§ **WHAT TO WORK ON**
Quote the whole listing word for word. Do not include the pictures.

§ **SUPPLIED MATERIAL**
+ + + + +
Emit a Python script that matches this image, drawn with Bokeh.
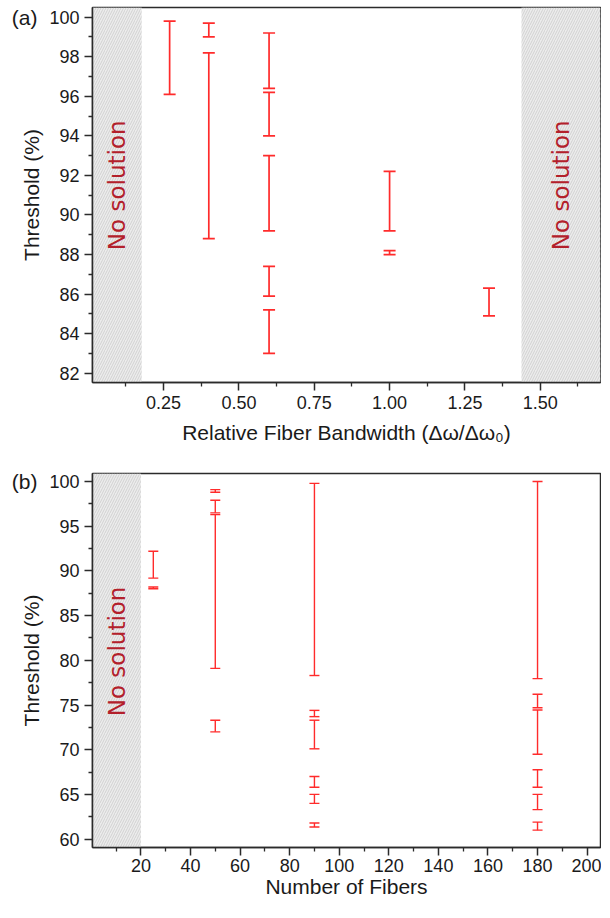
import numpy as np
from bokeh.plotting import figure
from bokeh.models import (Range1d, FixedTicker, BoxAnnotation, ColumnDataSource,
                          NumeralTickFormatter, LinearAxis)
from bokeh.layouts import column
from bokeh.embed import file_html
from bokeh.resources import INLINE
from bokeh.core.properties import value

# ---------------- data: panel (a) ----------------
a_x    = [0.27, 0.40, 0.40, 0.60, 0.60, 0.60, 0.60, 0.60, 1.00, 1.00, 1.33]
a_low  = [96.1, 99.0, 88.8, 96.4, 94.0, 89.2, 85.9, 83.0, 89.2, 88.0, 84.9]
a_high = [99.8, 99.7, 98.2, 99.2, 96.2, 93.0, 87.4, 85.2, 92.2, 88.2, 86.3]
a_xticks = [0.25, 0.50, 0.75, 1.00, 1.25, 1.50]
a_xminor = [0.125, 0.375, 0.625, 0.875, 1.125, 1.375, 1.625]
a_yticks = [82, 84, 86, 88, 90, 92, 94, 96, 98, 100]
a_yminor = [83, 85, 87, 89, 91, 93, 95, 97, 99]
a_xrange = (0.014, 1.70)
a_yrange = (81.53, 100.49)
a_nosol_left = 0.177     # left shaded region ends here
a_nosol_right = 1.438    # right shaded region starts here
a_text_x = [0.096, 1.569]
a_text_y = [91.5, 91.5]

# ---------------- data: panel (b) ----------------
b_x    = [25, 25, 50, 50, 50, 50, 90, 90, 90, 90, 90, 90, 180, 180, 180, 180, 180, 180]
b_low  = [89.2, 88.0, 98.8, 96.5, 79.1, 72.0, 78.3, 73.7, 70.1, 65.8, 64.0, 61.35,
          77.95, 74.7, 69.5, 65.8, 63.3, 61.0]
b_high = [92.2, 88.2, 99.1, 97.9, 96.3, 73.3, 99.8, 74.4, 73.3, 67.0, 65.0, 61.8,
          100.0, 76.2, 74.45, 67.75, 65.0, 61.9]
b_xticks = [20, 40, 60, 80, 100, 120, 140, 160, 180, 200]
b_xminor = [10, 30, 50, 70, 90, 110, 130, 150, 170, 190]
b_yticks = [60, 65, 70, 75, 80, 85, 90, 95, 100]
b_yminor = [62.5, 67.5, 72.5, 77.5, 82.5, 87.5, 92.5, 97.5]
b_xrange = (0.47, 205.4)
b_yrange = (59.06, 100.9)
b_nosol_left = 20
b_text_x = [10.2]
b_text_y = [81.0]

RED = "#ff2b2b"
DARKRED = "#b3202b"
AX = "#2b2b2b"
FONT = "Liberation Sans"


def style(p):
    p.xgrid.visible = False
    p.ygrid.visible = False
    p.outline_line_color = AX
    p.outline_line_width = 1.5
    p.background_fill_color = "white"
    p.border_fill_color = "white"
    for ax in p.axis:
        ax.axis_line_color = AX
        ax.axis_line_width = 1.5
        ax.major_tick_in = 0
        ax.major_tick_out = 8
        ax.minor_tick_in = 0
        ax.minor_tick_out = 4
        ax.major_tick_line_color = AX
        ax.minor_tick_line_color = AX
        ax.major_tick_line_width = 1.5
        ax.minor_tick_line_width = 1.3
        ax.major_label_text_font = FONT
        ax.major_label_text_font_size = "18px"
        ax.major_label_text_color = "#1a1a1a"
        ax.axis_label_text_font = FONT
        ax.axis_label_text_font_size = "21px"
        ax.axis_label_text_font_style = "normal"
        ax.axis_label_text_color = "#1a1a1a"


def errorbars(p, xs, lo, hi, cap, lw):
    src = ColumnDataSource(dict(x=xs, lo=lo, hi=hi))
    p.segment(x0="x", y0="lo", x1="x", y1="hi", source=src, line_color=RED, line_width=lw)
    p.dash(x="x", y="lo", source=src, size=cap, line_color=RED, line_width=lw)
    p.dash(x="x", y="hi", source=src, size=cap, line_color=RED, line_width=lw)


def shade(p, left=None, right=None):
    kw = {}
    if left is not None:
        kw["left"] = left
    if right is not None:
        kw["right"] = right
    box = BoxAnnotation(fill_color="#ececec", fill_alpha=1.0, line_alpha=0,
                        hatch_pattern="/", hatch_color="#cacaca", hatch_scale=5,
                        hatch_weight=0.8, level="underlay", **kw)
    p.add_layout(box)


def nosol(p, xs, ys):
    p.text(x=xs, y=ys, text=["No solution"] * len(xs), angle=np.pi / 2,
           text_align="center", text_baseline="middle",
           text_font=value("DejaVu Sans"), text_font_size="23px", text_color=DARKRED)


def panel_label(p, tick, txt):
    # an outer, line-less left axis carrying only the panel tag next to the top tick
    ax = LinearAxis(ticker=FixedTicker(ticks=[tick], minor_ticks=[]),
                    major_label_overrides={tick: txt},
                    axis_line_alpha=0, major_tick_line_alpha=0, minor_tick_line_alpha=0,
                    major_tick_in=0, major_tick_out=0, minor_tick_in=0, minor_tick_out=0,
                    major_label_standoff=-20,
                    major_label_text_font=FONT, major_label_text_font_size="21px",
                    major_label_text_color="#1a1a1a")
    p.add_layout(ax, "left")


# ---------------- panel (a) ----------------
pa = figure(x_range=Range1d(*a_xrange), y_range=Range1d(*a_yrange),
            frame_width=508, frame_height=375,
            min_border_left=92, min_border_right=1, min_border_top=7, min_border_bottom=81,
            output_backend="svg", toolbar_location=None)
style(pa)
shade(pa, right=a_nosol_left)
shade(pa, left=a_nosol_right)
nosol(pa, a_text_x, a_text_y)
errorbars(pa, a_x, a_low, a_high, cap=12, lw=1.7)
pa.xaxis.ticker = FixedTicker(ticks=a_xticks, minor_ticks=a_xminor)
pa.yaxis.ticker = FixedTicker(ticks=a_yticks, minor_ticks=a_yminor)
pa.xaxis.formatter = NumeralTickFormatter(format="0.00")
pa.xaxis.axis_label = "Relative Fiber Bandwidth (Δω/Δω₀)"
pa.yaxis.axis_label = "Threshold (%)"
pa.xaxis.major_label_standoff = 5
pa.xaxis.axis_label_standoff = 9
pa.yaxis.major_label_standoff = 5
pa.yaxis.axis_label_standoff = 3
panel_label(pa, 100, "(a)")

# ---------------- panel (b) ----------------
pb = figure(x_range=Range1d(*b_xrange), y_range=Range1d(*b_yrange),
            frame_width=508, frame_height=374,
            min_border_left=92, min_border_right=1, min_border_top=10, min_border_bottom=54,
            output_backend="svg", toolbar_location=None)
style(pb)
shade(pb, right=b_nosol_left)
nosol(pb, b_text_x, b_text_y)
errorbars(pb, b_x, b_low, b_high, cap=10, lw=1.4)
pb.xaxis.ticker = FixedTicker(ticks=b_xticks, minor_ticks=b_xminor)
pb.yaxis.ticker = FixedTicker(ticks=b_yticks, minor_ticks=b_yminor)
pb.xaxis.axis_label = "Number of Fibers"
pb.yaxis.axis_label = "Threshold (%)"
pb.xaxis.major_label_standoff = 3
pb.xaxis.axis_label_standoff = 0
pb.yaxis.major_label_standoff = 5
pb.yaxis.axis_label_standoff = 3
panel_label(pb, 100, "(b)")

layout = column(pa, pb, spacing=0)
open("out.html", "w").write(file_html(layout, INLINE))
+ + + + +
§ **FULL OUTPUT**
Emit a Python script that matches this image, drawn with Bokeh.
import numpy as np
from bokeh.plotting import figure
from bokeh.models import (Range1d, FixedTicker, BoxAnnotation, ColumnDataSource,
                          NumeralTickFormatter, LinearAxis)
from bokeh.layouts import column
from bokeh.embed import file_html
from bokeh.resources import INLINE
from bokeh.core.properties import value

# ---------------- data: panel (a) ----------------
a_x    = [0.27, 0.40, 0.40, 0.60, 0.60, 0.60, 0.60, 0.60, 1.00, 1.00, 1.33]
a_low  = [96.1, 99.0, 88.8, 96.4, 94.0, 89.2, 85.9, 83.0, 89.2, 88.0, 84.9]
a_high = [99.8, 99.7, 98.2, 99.2, 96.2, 93.0, 87.4, 85.2, 92.2, 88.2, 86.3]
a_xticks = [0.25, 0.50, 0.75, 1.00, 1.25, 1.50]
a_xminor = [0.125, 0.375, 0.625, 0.875, 1.125, 1.375, 1.625]
a_yticks = [82, 84, 86, 88, 90, 92, 94, 96, 98, 100]
a_yminor = [83, 85, 87, 89, 91, 93, 95, 97, 99]
a_xrange = (0.014, 1.70)
a_yrange = (81.53, 100.49)
a_nosol_left = 0.177     # left shaded region ends here
a_nosol_right = 1.438    # right shaded region starts here
a_text_x = [0.096, 1.569]
a_text_y = [91.5, 91.5]

# ---------------- data: panel (b) ----------------
b_x    = [25, 25, 50, 50, 50, 50, 90, 90, 90, 90, 90, 90, 180, 180, 180, 180, 180, 180]
b_low  = [89.2, 88.0, 98.8, 96.5, 79.1, 72.0, 78.3, 73.7, 70.1, 65.8, 64.0, 61.35,
          77.95, 74.7, 69.5, 65.8, 63.3, 61.0]
b_high = [92.2, 88.2, 99.1, 97.9, 96.3, 73.3, 99.8, 74.4, 73.3, 67.0, 65.0, 61.8,
          100.0, 76.2, 74.45, 67.75, 65.0, 61.9]
b_xticks = [20, 40, 60, 80, 100, 120, 140, 160, 180, 200]
b_xminor = [10, 30, 50, 70, 90, 110, 130, 150, 170, 190]
b_yticks = [60, 65, 70, 75, 80, 85, 90, 95, 100]
b_yminor = [62.5, 67.5, 72.5, 77.5, 82.5, 87.5, 92.5, 97.5]
b_xrange = (0.47, 205.4)
b_yrange = (59.06, 100.9)
b_nosol_left = 20
b_text_x = [10.2]
b_text_y = [81.0]

RED = "#ff2b2b"
DARKRED = "#b3202b"
AX = "#2b2b2b"
FONT = "Liberation Sans"


def style(p):
    p.xgrid.visible = False
    p.ygrid.visible = False
    p.outline_line_color = AX
    p.outline_line_width = 1.5
    p.background_fill_color = "white"
    p.border_fill_color = "white"
    for ax in p.axis:
        ax.axis_line_color = AX
        ax.axis_line_width = 1.5
        ax.major_tick_in = 0
        ax.major_tick_out = 8
        ax.minor_tick_in = 0
        ax.minor_tick_out = 4
        ax.major_tick_line_color = AX
        ax.minor_tick_line_color = AX
        ax.major_tick_line_width = 1.5
        ax.minor_tick_line_width = 1.3
        ax.major_label_text_font = FONT
        ax.major_label_text_font_size = "18px"
        ax.major_label_text_color = "#1a1a1a"
        ax.axis_label_text_font = FONT
        ax.axis_label_text_font_size = "21px"
        ax.axis_label_text_font_style = "normal"
        ax.axis_label_text_color = "#1a1a1a"


def errorbars(p, xs, lo, hi, cap, lw):
    src = ColumnDataSource(dict(x=xs, lo=lo, hi=hi))
    p.segment(x0="x", y0="lo", x1="x", y1="hi", source=src, line_color=RED, line_width=lw)
    p.dash(x="x", y="lo", source=src, size=cap, line_color=RED, line_width=lw)
    p.dash(x="x", y="hi", source=src, size=cap, line_color=RED, line_width=lw)


def shade(p, left=None, right=None):
    kw = {}
    if left is not None:
        kw["left"] = left
    if right is not None:
        kw["right"] = right
    box = BoxAnnotation(fill_color="#ececec", fill_alpha=1.0, line_alpha=0,
                        hatch_pattern="/", hatch_color="#cacaca", hatch_scale=5,
                        hatch_weight=0.8, level="underlay", **kw)
    p.add_layout(box)


def nosol(p, xs, ys):
    p.text(x=xs, y=ys, text=["No solution"] * len(xs), angle=np.pi / 2,
           text_align="center", text_baseline="middle",
           text_font=value("DejaVu Sans"), text_font_size="23px", text_color=DARKRED)


def panel_label(p, tick, txt):
    # an outer, line-less left axis carrying only the panel tag next to the top tick
    ax = LinearAxis(ticker=FixedTicker(ticks=[tick], minor_ticks=[]),
                    major_label_overrides={tick: txt},
                    axis_line_alpha=0, major_tick_line_alpha=0, minor_tick_line_alpha=0,
                    major_tick_in=0, major_tick_out=0, minor_tick_in=0, minor_tick_out=0,
                    major_label_standoff=-20,
                    major_label_text_font=FONT, major_label_text_font_size="21px",
                    major_label_text_color="#1a1a1a")
    p.add_layout(ax, "left")


# ---------------- panel (a) ----------------
pa = figure(x_range=Range1d(*a_xrange), y_range=Range1d(*a_yrange),
            frame_width=508, frame_height=375,
            min_border_left=92, min_border_right=1, min_border_top=7, min_border_bottom=81,
            output_backend="svg", toolbar_location=None)
style(pa)
shade(pa, right=a_nosol_left)
shade(pa, left=a_nosol_right)
nosol(pa, a_text_x, a_text_y)
errorbars(pa, a_x, a_low, a_high, cap=12, lw=1.7)
pa.xaxis.ticker = FixedTicker(ticks=a_xticks, minor_ticks=a_xminor)
pa.yaxis.ticker = FixedTicker(ticks=a_yticks, minor_ticks=a_yminor)
pa.xaxis.formatter = NumeralTickFormatter(format="0.00")
pa.xaxis.axis_label = "Relative Fiber Bandwidth (Δω/Δω₀)"
pa.yaxis.axis_label = "Threshold (%)"
pa.xaxis.major_label_standoff = 5
pa.xaxis.axis_label_standoff = 9
pa.yaxis.major_label_standoff = 5
pa.yaxis.axis_label_standoff = 3
panel_label(pa, 100, "(a)")

# ---------------- panel (b) ----------------
pb = figure(x_range=Range1d(*b_xrange), y_range=Range1d(*b_yrange),
            frame_width=508, frame_height=374,
            min_border_left=92, min_border_right=1, min_border_top=10, min_border_bottom=54,
            output_backend="svg", toolbar_location=None)
style(pb)
shade(pb, right=b_nosol_left)
nosol(pb, b_text_x, b_text_y)
errorbars(pb, b_x, b_low, b_high, cap=10, lw=1.4)
pb.xaxis.ticker = FixedTicker(ticks=b_xticks, minor_ticks=b_xminor)
pb.yaxis.ticker = FixedTicker(ticks=b_yticks, minor_ticks=b_yminor)
pb.xaxis.axis_label = "Number of Fibers"
pb.yaxis.axis_label = "Threshold (%)"
pb.xaxis.major_label_standoff = 3
pb.xaxis.axis_label_standoff = 0
pb.yaxis.major_label_standoff = 5
pb.yaxis.axis_label_standoff = 3
panel_label(pb, 100, "(b)")

layout = column(pa, pb, spacing=0)
open("out.html", "w").write(file_html(layout, INLINE))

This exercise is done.